Leave out the pictures and copy everything else below exactly.

### Data extract
* * * * * * *
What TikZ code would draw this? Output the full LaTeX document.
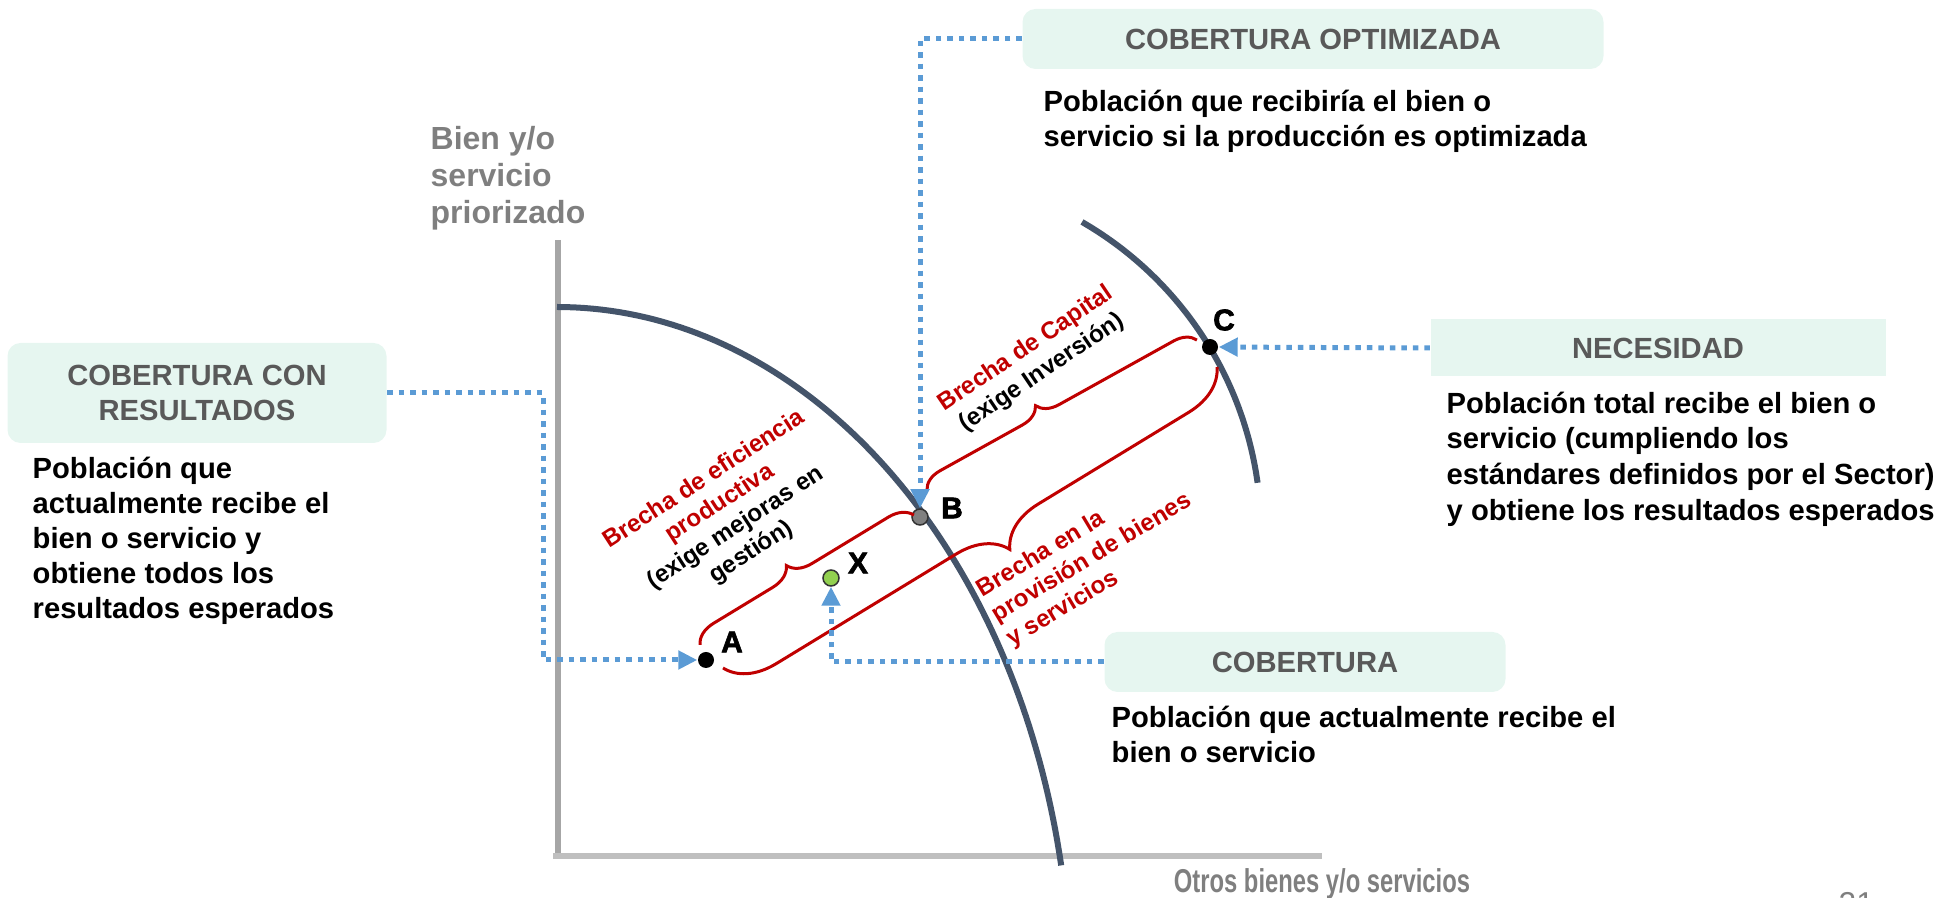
\documentclass[tikz,border=0pt]{standalone}
\usepackage{graphicx}
\usepackage{fontspec}
\setmainfont{Liberation Sans}
\newfontfamily\heavyfont{Liberation Sans}[BoldFeatures={FakeBold=2.2}]
\usetikzlibrary{arrows.meta, decorations.pathreplacing, calc}

\definecolor{ppfline}{HTML}{44546A}
\definecolor{gapred}{HTML}{C00000}
\definecolor{linkblue}{HTML}{5B9BD5}
\definecolor{boxmint}{HTML}{E6F6F0}
\definecolor{hdrgray}{HTML}{595959}
\definecolor{axisgray}{HTML}{A6A6A6}
\definecolor{axislight}{HTML}{BFBFBF}
\definecolor{lblgray}{HTML}{7F7F7F}
\definecolor{dotgreen}{HTML}{92D050}

\begin{document}
\begin{tikzpicture}[x=0.1mm, y=-0.1mm,
  font=\fontsize{8.3}{10}\selectfont\bfseries,
  hbox/.style={fill=boxmint, text=hdrgray, align=center, inner sep=0pt},
  desc/.style={anchor=north west, align=left, inner sep=0pt},
  link/.style={linkblue, line width=0.5mm, dash pattern=on 0.55mm off 0.6mm,
    -{Triangle[length=1.9mm, width=1.8mm]}},
  gap/.style={gapred, line width=0.3mm, decorate},
  gaptext/.style={font=\fontsize{6.9}{8.2}\selectfont\bfseries, align=center, inner sep=0pt},
  pt/.style={circle, inner sep=0pt, minimum size=1.6mm},
  ptlabel/.style={font=\fontsize{8.5}{8.5}\selectfont\heavyfont\bfseries, inner sep=0pt},
]
\useasboundingbox (0,0) rectangle (1952,898);

% axes
\draw[axisgray, line width=0.6mm] (558,240) -- (558,856);
\draw[axislight, line width=0.6mm] (553,856) -- (1322,856);
\node[desc, text=lblgray, font=\fontsize{9.1}{10.5}\selectfont\bfseries] (ylab) at (430,126)
  {Bien y/o\\servicio\\priorizado};
\node[text=lblgray, inner sep=0pt, font=\fontsize{9.4}{10}\selectfont\bfseries]
  (xlab) at (1322,884) {\scalebox{0.72}[1]{Otros bienes y/o servicios}};

% production frontiers
\draw[ppfline, line width=0.6mm] plot[domain=90:11.2, samples=80]
  ({557+514*cos(\x)}, {1000-693*sin(\x)});
\draw[ppfline, line width=0.6mm] plot[domain=60:7.9, samples=60]
  ({903+358*cos(\x)}, {532-358*sin(\x)});

% points
\node[pt, fill=black] (A) at (706,660) {};
\node[pt, fill=dotgreen, draw=black!80, line width=0.15mm] (X) at (831,578) {};
\node[pt, fill=gray, draw=black!80, line width=0.15mm] (B) at (920,517) {};
\node[pt, fill=black] (C) at (1210,347) {};
\node[ptlabel] (Alab) at (732,642) {A};
\node[ptlabel] (Blab) at (952,508) {B};
\node[ptlabel] (Xlab) at (858,563) {X};
\node[ptlabel] (Clab) at (1224,320) {C};

% gaps
\draw[gap, decoration={brace, amplitude=2.3mm, aspect=0.46}]
  ($(A)+(-6,-15)$) -- ($(B)+(-6,-2)$);
\draw[gap, decoration={brace, amplitude=2.1mm, aspect=0.44}]
  ($(B)+(7,-27)$) -- ($(C)+(-13,-7)$);
\draw[gap, decoration={brace, amplitude=4.8mm, aspect=0.47}]
  ($(C)+(7,20)$) -- ($(A)+(17,8)$);

\node[gaptext, rotate=33] (effgap) at (728,516)
  {{\color{gapred}Brecha de eficiencia}\\{\color{gapred}productiva}\\(exige mejoras en\\gestión)};
\node[gaptext, rotate=34] (capgap) at (1034,361)
  {{\color{gapred}Brecha de Capital}\\(exige Inversión)};
\node[gaptext, rotate=31, align=left, text=gapred] (provgap) at (1092,558)
  {Brecha en la\\provisión de bienes\\y servicios};

% boxes
\node[hbox, rounded corners=1.3mm, minimum width=58.1mm, minimum height=6mm]
  (optbox) at (1313,39) {COBERTURA OPTIMIZADA};
\node[desc] (optdesc) at (1043,89)
  {Población que recibiría el bien o\\servicio si la producción es optimizada};

\node[hbox, rounded corners=1.3mm, minimum width=37.9mm, minimum height=10mm]
  (crbox) at (197,393) {COBERTURA CON\\RESULTADOS};
\node[desc] (crdesc) at (32,456)
  {Población que\\actualmente recibe el\\bien o servicio y\\obtiene todos los\\resultados esperados};

\node[hbox, minimum width=45.5mm, minimum height=5.7mm]
  (needbox) at (1658,348) {NECESIDAD};
\node[desc, font=\fontsize{8.3}{10.2}\selectfont\bfseries] (needdesc) at (1446,391)
  {Población total recibe el bien o\\servicio (cumpliendo los\\estándares definidos por el Sector)\\y obtiene los resultados esperados};

\node[hbox, rounded corners=1.3mm, minimum width=40.1mm, minimum height=6mm]
  (cobbox) at (1305,662) {COBERTURA};
\node[desc] (cobdesc) at (1111,705)
  {Población que actualmente recibe el\\bien o servicio};

\node[anchor=north west, text=lblgray, inner sep=0pt, font=\fontsize{9}{9}\selectfont]
  (pagenum) at (1838,892) {21};

% links
\coordinate (aturn) at (543,0);
\draw[link] (crbox.east) -- (crbox.east -| aturn) |- (A);
\draw[link] (optbox.west) -| (B);
\draw[link] (needbox.west) -- (C);
\draw[link] (cobbox.west) -| (X);

\end{tikzpicture}
\end{document}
* * * * * * *
### The result
What TikZ code would draw this? Output the full LaTeX document.
\documentclass[tikz,border=0pt]{standalone}
\usepackage{graphicx}
\usepackage{fontspec}
\setmainfont{Liberation Sans}
\newfontfamily\heavyfont{Liberation Sans}[BoldFeatures={FakeBold=2.2}]
\usetikzlibrary{arrows.meta, decorations.pathreplacing, calc}

\definecolor{ppfline}{HTML}{44546A}
\definecolor{gapred}{HTML}{C00000}
\definecolor{linkblue}{HTML}{5B9BD5}
\definecolor{boxmint}{HTML}{E6F6F0}
\definecolor{hdrgray}{HTML}{595959}
\definecolor{axisgray}{HTML}{A6A6A6}
\definecolor{axislight}{HTML}{BFBFBF}
\definecolor{lblgray}{HTML}{7F7F7F}
\definecolor{dotgreen}{HTML}{92D050}

\begin{document}
\begin{tikzpicture}[x=0.1mm, y=-0.1mm,
  font=\fontsize{8.3}{10}\selectfont\bfseries,
  hbox/.style={fill=boxmint, text=hdrgray, align=center, inner sep=0pt},
  desc/.style={anchor=north west, align=left, inner sep=0pt},
  link/.style={linkblue, line width=0.5mm, dash pattern=on 0.55mm off 0.6mm,
    -{Triangle[length=1.9mm, width=1.8mm]}},
  gap/.style={gapred, line width=0.3mm, decorate},
  gaptext/.style={font=\fontsize{6.9}{8.2}\selectfont\bfseries, align=center, inner sep=0pt},
  pt/.style={circle, inner sep=0pt, minimum size=1.6mm},
  ptlabel/.style={font=\fontsize{8.5}{8.5}\selectfont\heavyfont\bfseries, inner sep=0pt},
]
\useasboundingbox (0,0) rectangle (1952,898);

% axes
\draw[axisgray, line width=0.6mm] (558,240) -- (558,856);
\draw[axislight, line width=0.6mm] (553,856) -- (1322,856);
\node[desc, text=lblgray, font=\fontsize{9.1}{10.5}\selectfont\bfseries] (ylab) at (430,126)
  {Bien y/o\\servicio\\priorizado};
\node[text=lblgray, inner sep=0pt, font=\fontsize{9.4}{10}\selectfont\bfseries]
  (xlab) at (1322,884) {\scalebox{0.72}[1]{Otros bienes y/o servicios}};

% production frontiers
\draw[ppfline, line width=0.6mm] plot[domain=90:11.2, samples=80]
  ({557+514*cos(\x)}, {1000-693*sin(\x)});
\draw[ppfline, line width=0.6mm] plot[domain=60:7.9, samples=60]
  ({903+358*cos(\x)}, {532-358*sin(\x)});

% points
\node[pt, fill=black] (A) at (706,660) {};
\node[pt, fill=dotgreen, draw=black!80, line width=0.15mm] (X) at (831,578) {};
\node[pt, fill=gray, draw=black!80, line width=0.15mm] (B) at (920,517) {};
\node[pt, fill=black] (C) at (1210,347) {};
\node[ptlabel] (Alab) at (732,642) {A};
\node[ptlabel] (Blab) at (952,508) {B};
\node[ptlabel] (Xlab) at (858,563) {X};
\node[ptlabel] (Clab) at (1224,320) {C};

% gaps
\draw[gap, decoration={brace, amplitude=2.3mm, aspect=0.46}]
  ($(A)+(-6,-15)$) -- ($(B)+(-6,-2)$);
\draw[gap, decoration={brace, amplitude=2.1mm, aspect=0.44}]
  ($(B)+(7,-27)$) -- ($(C)+(-13,-7)$);
\draw[gap, decoration={brace, amplitude=4.8mm, aspect=0.47}]
  ($(C)+(7,20)$) -- ($(A)+(17,8)$);

\node[gaptext, rotate=33] (effgap) at (728,516)
  {{\color{gapred}Brecha de eficiencia}\\{\color{gapred}productiva}\\(exige mejoras en\\gestión)};
\node[gaptext, rotate=34] (capgap) at (1034,361)
  {{\color{gapred}Brecha de Capital}\\(exige Inversión)};
\node[gaptext, rotate=31, align=left, text=gapred] (provgap) at (1092,558)
  {Brecha en la\\provisión de bienes\\y servicios};

% boxes
\node[hbox, rounded corners=1.3mm, minimum width=58.1mm, minimum height=6mm]
  (optbox) at (1313,39) {COBERTURA OPTIMIZADA};
\node[desc] (optdesc) at (1043,89)
  {Población que recibiría el bien o\\servicio si la producción es optimizada};

\node[hbox, rounded corners=1.3mm, minimum width=37.9mm, minimum height=10mm]
  (crbox) at (197,393) {COBERTURA CON\\RESULTADOS};
\node[desc] (crdesc) at (32,456)
  {Población que\\actualmente recibe el\\bien o servicio y\\obtiene todos los\\resultados esperados};

\node[hbox, minimum width=45.5mm, minimum height=5.7mm]
  (needbox) at (1658,348) {NECESIDAD};
\node[desc, font=\fontsize{8.3}{10.2}\selectfont\bfseries] (needdesc) at (1446,391)
  {Población total recibe el bien o\\servicio (cumpliendo los\\estándares definidos por el Sector)\\y obtiene los resultados esperados};

\node[hbox, rounded corners=1.3mm, minimum width=40.1mm, minimum height=6mm]
  (cobbox) at (1305,662) {COBERTURA};
\node[desc] (cobdesc) at (1111,705)
  {Población que actualmente recibe el\\bien o servicio};

\node[anchor=north west, text=lblgray, inner sep=0pt, font=\fontsize{9}{9}\selectfont]
  (pagenum) at (1838,892) {21};

% links
\coordinate (aturn) at (543,0);
\draw[link] (crbox.east) -- (crbox.east -| aturn) |- (A);
\draw[link] (optbox.west) -| (B);
\draw[link] (needbox.west) -- (C);
\draw[link] (cobbox.west) -| (X);

\end{tikzpicture}
\end{document}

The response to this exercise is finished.